Okay, let’s get into evolutionary architecture in a bit detail. But, please note that, we are referring evolution, with respect to software development.

In simple words, evolutionary architecture is a practice of designing and building a sustainable system that can be flexible to changes while staying healthy according to set of fitness functions. This helps in growing a system incrementally, so that it satisfies today’s need and at the same time, envisioning the future, so as to accept making continuous adjustments.

Now, let’s see why we need evolutionary architecture practices and how it helps.

I believe that, most of us would have witnessed seeing, many systems becoming obsolete and marked legacy, over a period of time, due to rapidly changing environment, which is potentially due to the below influencing factors.

  1. Technology (Ecosystem) Changes - Technology changes so fast, almost in an exponential manner. Mainframe to distributed systems, personal computers to smart devices like mobile phones and IoT devices, bare metal machines to virtual machine to containers and multi-cloud, artificial intelligence, machine learning and quantum computing, etc. are very good examples that prove the exponential velocity of technology changes, just over the past couple of decades.

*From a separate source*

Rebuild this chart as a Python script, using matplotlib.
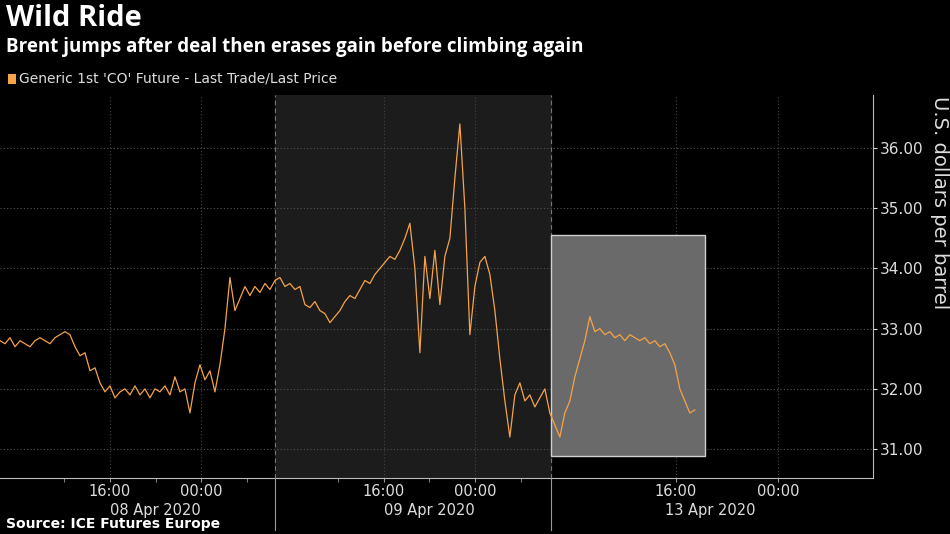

  2. Business/User/Customer Driven Changes - It’s very common that the business requirement keeps changing due to aggressive business needs in this evolving world. Customers or consumers, always tends towards new market trends, which indirectly influences business requirements to change so rapidly.

So what we know here is that, these influencing factors are unavoidable, but we somehow need to protect the systems from becoming obsolete over a period of time. We can definitely achieve this by designing and building systems keeping evolutionary architecture in mind.

And let’s see how we can prepare ourselves and practice it, in our current software development environments.

Below are few of the most important tools and techniques, that I felt that, we need to utilize, so that we can practice building evolutionary architecture. Few of them are related or even subset of others, however I have called it out explicitly, for providing more clarity.

  1. Fitnesse Functions - These are tests that measure the system in alignment with architectural and organizational goals or in other words, these are guardrails that protect the system from derailing from the architectural and organizational goals. These measurements can be either subjective or objective.

    Code coverage is an example of subjective measure, guarding us not to compromize on code quality of the system, due to frequent code changes

    Performance SLO is a good example of objective measure, guarding us not to derail from the required (objective), even unknowingly, due to changes in system architecture and code

  2. Test Driven Development - This is an Xtreme Programming practice where the developer writes smaller tests and then write code to satisfy those tests. It runs with a simple cycle of Tests –> Code –> Refactor –> Tests. This practice builds confidence in refactoring or changing code at any point in time, which is a must need for the system to be adaptive for future changes.

  3. Continious Delivery - I feel like this as another crucial enabling factor in making evolutionary architecture practically possible. This provides us with continuous feedback loops that allow everyone to learn from the system being developed and evolved. This also provides ability to hook in some of the fitnesse functions as guardrailing gates.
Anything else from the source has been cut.